A matatu stopped outside Lodwar to reshuffle passengers. Photo by Ian MacLellan
I can just make out the peeling yellow letters painted on the Matatu sitting next to us in traffic – We Don’t Break the Laws; We Bend Them. Matatus – old Nissan vans converted into public buses – make, break, and bend the laws on Kisumu’s streets. Notorious for their reckless driving, near accidents are a just part of the ride. And when the inevitable does occur, negotiations and a quick settlement are the accepted form of justice. Passengers sit tight, while the drivers reach a hurried agreement and get back on the road.

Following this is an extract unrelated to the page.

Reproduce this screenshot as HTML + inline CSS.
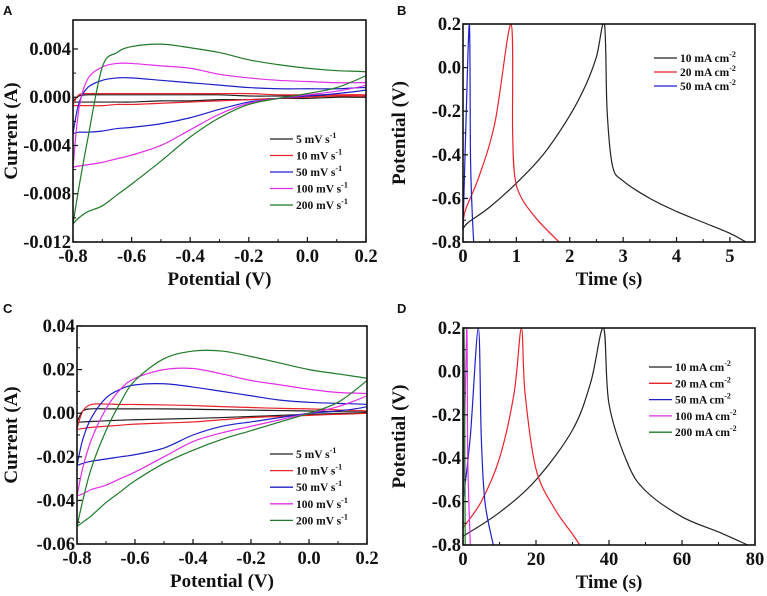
<!DOCTYPE html>
<html><head><meta charset="utf-8"><style>
html,body{margin:0;padding:0;background:#fff;}
svg{display:block;}
.tk{font-family:"Liberation Serif",serif;font-weight:bold;font-size:18.5px;fill:#111;}
.ti{font-family:"Liberation Serif",serif;font-weight:bold;font-size:19px;fill:#111;}
.lg{font-family:"Liberation Serif",serif;font-weight:bold;font-size:11.5px;fill:#111;}
.pl{font-family:"Liberation Sans",sans-serif;font-weight:bold;font-size:13px;fill:#111;}
</style></head><body>
<svg id="fig" width="767" height="596" viewBox="0 0 767 596" xmlns="http://www.w3.org/2000/svg"></svg>
<script>
// ---- shared potential grid for CV panels ----
const potentials = [-0.8,-0.78,-0.75,-0.7,-0.65,-0.6,-0.5,-0.4,-0.3,-0.2,-0.1,0,0.1,0.2];
// Panel A CV (upper = anodic branch, lower = cathodic branch, ascending potential)
const cvALabels = ["5 mV s","10 mV s","50 mV s","100 mV s","200 mV s"];
const cvA5up  = [-0.0003,0.0001,0.0002,0.0002,0.0002,0.0002,0.0002,0.0002,0.0002,0.0001,0.0001,0.0001,0.0001,0.0001];
const cvA5lo  = [-0.0004,-0.0004,-0.0004,-0.0004,-0.0004,-0.0004,-0.0003,-0.0003,-0.0002,-0.0002,-0.0001,-0.0001,0,0];
const cvA10up = [-0.0006,0.0002,0.0003,0.0003,0.0003,0.0003,0.0003,0.0003,0.0003,0.0003,0.0002,0.0002,0.0002,0.0002];
const cvA10lo = [-0.0007,-0.0007,-0.0007,-0.0007,-0.0006,-0.0006,-0.0005,-0.0004,-0.0003,-0.0002,-0.0001,0,0.0001,0.0001];
const cvA50up = [-0.003,-0.0005,0.0008,0.0014,0.0016,0.0016,0.0014,0.0012,0.001,0.0008,0.0007,0.0007,0.0007,0.0008];
const cvA50lo = [-0.003,-0.0029,-0.0029,-0.0028,-0.0026,-0.0025,-0.0022,-0.0017,-0.001,-0.0004,-0.0001,0.0001,0.0003,0.0006];
const cvA100up= [-0.0058,-0.001,0.0015,0.0025,0.0028,0.0028,0.0026,0.0024,0.0019,0.0016,0.0014,0.0013,0.0012,0.0012];
const cvA100lo= [-0.0058,-0.0057,-0.0056,-0.0054,-0.0051,-0.0048,-0.0040,-0.0027,-0.0014,-0.0005,-0.0001,0.0002,0.0005,0.0010];
const cvA200up= [-0.0105,-0.0075,-0.0035,0.0025,0.0037,0.0042,0.0044,0.0041,0.0037,0.0031,0.0027,0.0024,0.0022,0.0021];
const cvA200lo= [-0.0105,-0.0100,-0.0095,-0.0090,-0.0081,-0.0072,-0.0053,-0.0033,-0.0017,-0.0006,-0.0001,0.0003,0.0008,0.0018];
const cvAYTicks = [-0.012,-0.008,-0.004,0.000,0.004];
const cvAYLabels = ["-0.012","-0.008","-0.004","0.000","0.004"];
// Panel C CV
const cvC5up  = [-0.004,0.001,0.002,0.002,0.002,0.002,0.002,0.0018,0.0016,0.0014,0.0012,0.001,0.0007,0.0005];
const cvC5lo  = [-0.0042,-0.004,-0.0038,-0.0035,-0.0032,-0.003,-0.0027,-0.0024,-0.002,-0.0015,-0.001,-0.0005,-0.0002,0];
const cvC10up = [-0.007,0.001,0.004,0.0042,0.004,0.004,0.0038,0.0035,0.003,0.0026,0.0022,0.002,0.0015,0.001];
const cvC10lo = [-0.0075,-0.007,-0.0065,-0.006,-0.0055,-0.005,-0.0045,-0.004,-0.003,-0.002,-0.0015,-0.001,-0.0005,0];
const cvC50up = [-0.024,-0.012,-0.002,0.007,0.011,0.013,0.0135,0.012,0.01,0.008,0.006,0.005,0.0045,0.004];
const cvC50lo = [-0.024,-0.023,-0.022,-0.021,-0.020,-0.019,-0.016,-0.010,-0.006,-0.004,-0.002,0,0.001,0.003];
const cvC100up= [-0.038,-0.025,-0.012,0.002,0.011,0.016,0.020,0.0205,0.018,0.015,0.013,0.011,0.0095,0.009];
const cvC100lo= [-0.038,-0.037,-0.035,-0.033,-0.030,-0.027,-0.020,-0.013,-0.009,-0.006,-0.003,0,0.003,0.008];
const cvC200up= [-0.052,-0.04,-0.025,-0.008,0.005,0.015,0.025,0.0285,0.0285,0.026,0.023,0.02,0.018,0.016];
const cvC200lo= [-0.052,-0.050,-0.047,-0.041,-0.036,-0.031,-0.023,-0.017,-0.012,-0.008,-0.004,0.0,0.005,0.015];
const cvCYTicks = [-0.06,-0.04,-0.02,0.00,0.02,0.04];
const cvCYLabels = ["-0.06","-0.04","-0.02","0.00","0.02","0.04"];
const cvXTicks = [-0.8,-0.6,-0.4,-0.2,0.0,0.2];
const cvXLabels = ["-0.8","-0.6","-0.4","-0.2","0.0","0.2"];
// Panel B GCD
const gcdB10t = [0,0.1,0.5,1.0,1.5,2.0,2.3,2.5,2.65,2.7,2.8,3.0,3.5,4.0,4.5,5.0,5.3];
const gcdB10v = [-0.74,-0.71,-0.64,-0.53,-0.4,-0.22,-0.08,0.05,0.2,-0.2,-0.45,-0.52,-0.6,-0.66,-0.71,-0.76,-0.8];
const gcdB20t = [0,0.05,0.3,0.6,0.9,0.93,0.97,1.1,1.4,1.8];
const gcdB20v = [-0.72,-0.65,-0.5,-0.25,0.2,-0.3,-0.5,-0.6,-0.7,-0.8];
const gcdB50t = [0,0.05,0.12,0.14,0.17,0.2];
const gcdB50v = [-0.75,-0.3,0.2,-0.4,-0.65,-0.8];
const gcdBXTicks = [0,1,2,3,4,5];
// Panel D GCD
const gcdD10t = [0,10,20,30,35,38.5,40,45,50,60,70,78];
const gcdD10v = [-0.76,-0.65,-0.5,-0.27,-0.05,0.2,-0.15,-0.42,-0.55,-0.67,-0.74,-0.8];
const gcdD20t = [0,5,10,14,16,17,20,25,30,32];
const gcdD20v = [-0.72,-0.6,-0.4,-0.1,0.2,-0.1,-0.45,-0.63,-0.75,-0.8];
const gcdD50t = [0,2,4.2,5,6,8.3];
const gcdD50v = [-0.6,-0.3,0.2,-0.3,-0.6,-0.8];
const gcdD100t = [0,1,1.3,2];
const gcdD100v = [-0.7,0.2,-0.4,-0.8];
const gcdD200t = [0,0.3,0.6];
const gcdD200v = [-0.8,0.2,-0.8];
const gcdDXTicks = [0,20,40,60,80];
const gcdYTicks = [-0.8,-0.6,-0.4,-0.2,0.0,0.2];
const gcdYLabels = ["-0.8","-0.6","-0.4","-0.2","0.0","0.2"];

const colors = ["#222222","#e8232a","#1f1fc8","#e22ee8","#1f7a28"];
const NS="http://www.w3.org/2000/svg";
const fig=document.getElementById('fig');
function mk(tag,attrs,parent){const e=document.createElementNS(NS,tag);for(const k in attrs)e.setAttribute(k,attrs[k]);(parent||fig).appendChild(e);return e;}
function scale(d0,d1,r0,r1){return v=>r0+(v-d0)/(d1-d0)*(r1-r0);}
function smoothPath(P){
  let d='M'+P[0][0].toFixed(2)+','+P[0][1].toFixed(2);
  for(let i=0;i<P.length-1;i++){
    const p0=P[Math.max(0,i-1)],p1=P[i],p2=P[i+1],p3=P[Math.min(P.length-1,i+2)];
    const t=1/6;
    const c1=[p1[0]+(p2[0]-p0[0])*t,p1[1]+(p2[1]-p0[1])*t];
    const c2=[p2[0]-(p3[0]-p1[0])*t,p2[1]-(p3[1]-p1[1])*t];
    d+=' C'+c1[0].toFixed(2)+','+c1[1].toFixed(2)+' '+c2[0].toFixed(2)+','+c2[1].toFixed(2)+' '+p2[0].toFixed(2)+','+p2[1].toFixed(2);
  }
  return d;
}

function panel(cfg){
  const g=mk('g',{});
  
  
  const sx=scale(cfg.xd[0],cfg.xd[1],cfg.L,cfg.R), sy=scale(cfg.yd[0],cfg.yd[1],cfg.B,cfg.T);
  const lt=mk('text',{x:cfg.letterX,y:cfg.letterY,class:'pl'},g);lt.textContent=cfg.letter;
  
  
  const clip='clip'+cfg.letter;
  const cp=mk('clipPath',{id:clip},g);mk('rect',{x:cfg.L,y:cfg.T,width:cfg.R-cfg.L,height:cfg.B-cfg.T},cp);
  const sg=mk('g',{'clip-path':'url(#'+clip+')'},g);
  cfg.series.forEach((s,i)=>{
    const P=s.xs.map((x,j)=>[sx(x),sy(s.ys[j])]);
    const p=mk('path',{d:smoothPath(P),fill:'none',stroke:colors[s.c],'stroke-width':1.2,'stroke-linejoin':'round'},sg);
    
    
  });
  const fr=mk('rect',{x:cfg.L,y:cfg.T,width:cfg.R-cfg.L,height:cfg.B-cfg.T,fill:'none',stroke:'#111','stroke-width':1.6},g);
  
  
  const xa=mk('g',{},g);
  
  
  cfg.xt.forEach((v,i)=>{
    const x=sx(v);mk('line',{x1:x,x2:x,y1:cfg.B,y2:cfg.B-5,stroke:'#111','stroke-width':1.2},xa);
    if(i<cfg.xt.length-1){const xm=sx((v+cfg.xt[i+1])/2);mk('line',{x1:xm,x2:xm,y1:cfg.B,y2:cfg.B-3,stroke:'#111','stroke-width':1},xa);}
    const t=mk('text',{x:x,y:cfg.B+20,'text-anchor':'middle',class:'tk'},xa);t.textContent=cfg.xl[i];
    
    
  });
  const ya=mk('g',{},g);
  
  
  cfg.yt.forEach((v,i)=>{
    const y=sy(v);mk('line',{x1:cfg.L,x2:cfg.L+5,y1:y,y2:y,stroke:'#111','stroke-width':1.2},ya);
    if(i<cfg.yt.length-1){const ym=sy((v+cfg.yt[i+1])/2);mk('line',{x1:cfg.L,x2:cfg.L+3,y1:ym,y2:ym,stroke:'#111','stroke-width':1},ya);}
    const t=mk('text',{x:cfg.L-2,y:y+6,'text-anchor':'end',class:'tk'},ya);t.textContent=cfg.yl[i];
    
    
  });
  const xt=mk('text',{x:(cfg.L+cfg.R)/2,y:cfg.B+43,'text-anchor':'middle',class:'ti'},g);xt.textContent=cfg.xTitle;
  
  
  const yx=cfg.yTitleX, yy=(cfg.T+cfg.B)/2;
  const yt=mk('text',{x:yx,y:yy,'text-anchor':'middle',class:'ti',transform:'rotate(-90 '+yx+' '+yy+')'},g);yt.textContent=cfg.yTitle;
  
  
  const lg=mk('g',{},g);
  
  
  cfg.legend.forEach((lab,i)=>{
    const y=cfg.lgY+i*cfg.lgDy;
    const e=mk('g',{},lg);
    
    
    mk('line',{x1:cfg.lgX,x2:cfg.lgX+23,y1:y,y2:y,stroke:colors[cfg.lgC[i]],'stroke-width':1.3},e);
    const t=mk('text',{x:cfg.lgX+26,y:y+4,class:'lg'},e);t.textContent=lab;
    const s=mk('tspan',{dy:-5,'font-size':'8px'},t);s.textContent=cfg.sup;
  });
}
function cvSeries(ids,ups,los){
  return ids.map((id,i)=>({id:id,c:i,xs:potentials.concat(potentials.slice().reverse()),ys:ups[i].concat(los[i].slice().reverse())}));
}
panel({name:'panel-a',letter:'A',letterX:3,letterY:15,L:73,R:366,T:20,B:242,xd:[-0.8,0.2],yd:[-0.012,0.0064],
  xt:cvXTicks,xl:cvXLabels,yt:cvAYTicks,yl:cvAYLabels,xTitle:'Potential (V)',yTitle:'Current (A)',yTitleX:17,
  series:cvSeries(['5mv','10mv','50mv','100mv','200mv'],[cvA5up,cvA10up,cvA50up,cvA100up,cvA200up],[cvA5lo,cvA10lo,cvA50lo,cvA100lo,cvA200lo]),
  legend:cvALabels,lgC:[0,1,2,3,4],lgX:270,lgY:139,lgDy:16.5,sup:'-1'});
panel({name:'panel-b',letter:'B',letterX:397,letterY:15,L:463,R:755,T:24,B:242,xd:[0,5.47],yd:[-0.8,0.2],
  xt:gcdBXTicks,xl:gcdBXTicks.map(String),yt:gcdYTicks,yl:gcdYLabels,xTitle:'Time (s)',yTitle:'Potential (V)',yTitleX:405,
  series:[{id:'10ma',c:0,xs:gcdB10t,ys:gcdB10v},{id:'20ma',c:1,xs:gcdB20t,ys:gcdB20v},{id:'50ma',c:2,xs:gcdB50t,ys:gcdB50v}],
  legend:["10 mA cm","20 mA cm","50 mA cm"],lgC:[0,1,2],lgX:654,lgY:58,lgDy:14,sup:'-2'});
panel({name:'panel-c',letter:'C',letterX:3,letterY:313,L:77,R:367,T:326,B:544,xd:[-0.8,0.2],yd:[-0.06,0.04],
  xt:cvXTicks,xl:cvXLabels,yt:cvCYTicks,yl:cvCYLabels,xTitle:'Potential (V)',yTitle:'Current (A)',yTitleX:17,
  series:cvSeries(['5mv','10mv','50mv','100mv','200mv'],[cvC5up,cvC10up,cvC50up,cvC100up,cvC200up],[cvC5lo,cvC10lo,cvC50lo,cvC100lo,cvC200lo]),
  legend:cvALabels,lgC:[0,1,2,3,4],lgX:270,lgY:454,lgDy:16.6,sup:'-1'});
panel({name:'panel-d',letter:'D',letterX:397,letterY:313,L:463,R:755,T:328,B:545,xd:[0,80],yd:[-0.8,0.2],
  xt:gcdDXTicks,xl:gcdDXTicks.map(String),yt:gcdYTicks,yl:gcdYLabels,xTitle:'Time (s)',yTitle:'Potential (V)',yTitleX:405,
  series:[{id:'10ma',c:0,xs:gcdD10t,ys:gcdD10v},{id:'20ma',c:1,xs:gcdD20t,ys:gcdD20v},{id:'50ma',c:2,xs:gcdD50t,ys:gcdD50v},{id:'100ma',c:3,xs:gcdD100t,ys:gcdD100v},{id:'200ma',c:4,xs:gcdD200t,ys:gcdD200v}],
  legend:["10 mA cm","20 mA cm","50 mA cm","100 mA cm","200 mA cm"],lgC:[0,1,2,3,4],lgX:649,lgY:367,lgDy:16.3,sup:'-2'});
</script>
</body></html>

Matatu carwash as seen from a speeding matatu outside Oyugis. Photo by Ian MacLellan
Matatus give this city character. Conductors shout at passers-by, jump in and out of the moving vehicles, and tussle with competitors. The vans come in all colors, bright green and orange with upholstered interiors. Some are even outfitted with 30” television screens and blaring stereos. Bold statements and photographs are also an essential embellishment. Bible verses are sticker-ed up alongside oversized photos of Barack Obama and Britney Spears.
Camels strolling past a matatu outside Lodwar. Photo by Ian MacLellan
Ian and I have witnessed the construction of two new speed bumps since arriving in Kisumu, allowing pedestrians a few extra seconds to make the risky crossing. But amid the chaos there is some order. The conductor taps a fistful of change on the roof to tell the driver when to stop and go. There are numbered routes and destinations. Stroll out to the side of the road, and you are on your way in matter of minutes.
The view outside a matatu on its way to Kakuma refugee camp. Photo by Ian MacLellan
On our matatu to Oyugis courthouse we joined twenty-two people and two babies packed into a vehicle with seats for fourteen. These days, Kenyan police are cracking down on unsafe vehicles, a worthy undertaking – on our matatu back from Kakamega, the van door flew off at 80 km an hour, skidding six meters before settling down on the side of the road.
Matatu driver and conductors convene for a quick meeting to discuss what to do with the door that flew off. Photo by Ian MacLellan
We cross road blocks on nearly every outing – long wooden boards of 3” long, gnarled nails used by the police to stop vehicles for routine checks. The officers stroll up to the driver’s side and peer casually at the vehicle. They glance at Ian, the only Muzungu – white man – on board and tell him to put his seatbelt on. On these roads, matatus and police officers have a comfortable relationship. The driver promptly hands over the going rate – and the matatu is on its way.
Protestors loaded into a flatbed truck as seen from a matatu. Photo by Ian MacLellan
Matatus are perhaps the most dangerous part of our daily life, and usually the most entertaining. Drivers ride calmly on the wrong side of the road, force open new lanes, and jump off to go for a quick pee. The conductors are generally funny and friendly, with the exception of one who suffered a very real fear of swine flu. He refused to shake our hands. And a day wouldn’t be complete without at least two eager young men welcoming us to Kenya. Ian’s from America – and Kisumu is Obama’s homeland after all.